The invitations to Trump’s penthouse were seemingly “non-transferrable.”
In Sydney on Tuesday, Lehane tried to put a good spin on what the future may hold for the share economy giant in Trump’s America. He thinks their message will win the day. Everyone else’s message? Um, maybe.
The president-elect’s attitude towards the technology industry is not entirely clear, but the early signs are seriously worrisome. Trump talked up blue collar jobs during his campaign not tech jobs. He has publicly criticised Apple and come out against net neutrality.
But then again, he clearly loves Twitter.
Airbnb meanwhile is billing itself as a platform built for the middle class, generating extra income for American families who rent out spare rooms or their home. Lehane thinks that’s a line that will continue to appeal.

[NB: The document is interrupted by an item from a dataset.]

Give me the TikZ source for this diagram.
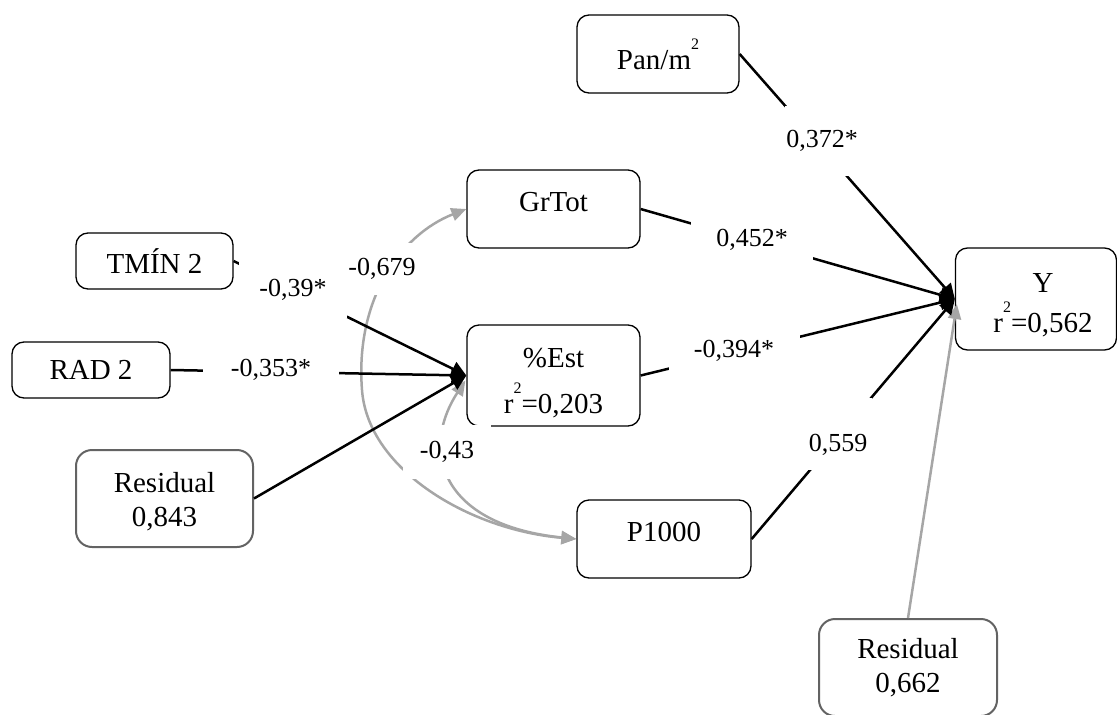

“Whether it’s a Democrat or a Republican, left, right, one of the issues both sides talked a lot about in the U.S. presidential election was the middle class,” he said. “President-elect Trump spent a lot of time talking about the quote unquote ‘dwindling middle class.’ And on the left, Democrats talked an awful lot about economic inequality.”
“I do think that we’re a distinct platform.”
In the U.S., Airbnb says that the typical single property host makes $7,530 a year from the platform.
Showing a slide deck that estimated 47 percent of current American jobs may be lost to automation within 20 years, Lehane was still firm that the company is not “the solution” to economic equality.
“But are we part of a solution to it? Yes.”
So far, so good. But no one seems able to predict Trump’s foibles, and as a hotel magnate of sorts, he may not be lining up to love a competitor.
Lehane was adamant the company would be able to work with elected officials at all levels. “Someone who has talked about ‘how do you help the middle class’ out there, I think we feel pretty good that our value proposition here is something that makes a lot of sense,” he said.
In any case, the president-elect won’t necessarily weigh in too closely. As Lehane pointed out, much of Airbnb’s regulatory activity takes place at the city level. It hasn’t had an easy time there lately, even in left-leaning, tech-friendly cities like San Francisco and New York.
Whether Airbnb finds a friend in Trump or not, Lehane drew a line between his company’s message and the rest of Silicon Valley.
The economic fears being felt across much of the U.S. will only increase as automation displaces more jobs, he suggested, but Airbnb is different.
“I obviously drink the Kool-Aid, but I do think that we’re a distinct platform,” he said.
“I do believe that we are really a platform that is using technology to help people and not to replace people. I do think that is going to increasingly become a bigger and bigger part of what our overall value proposition is.”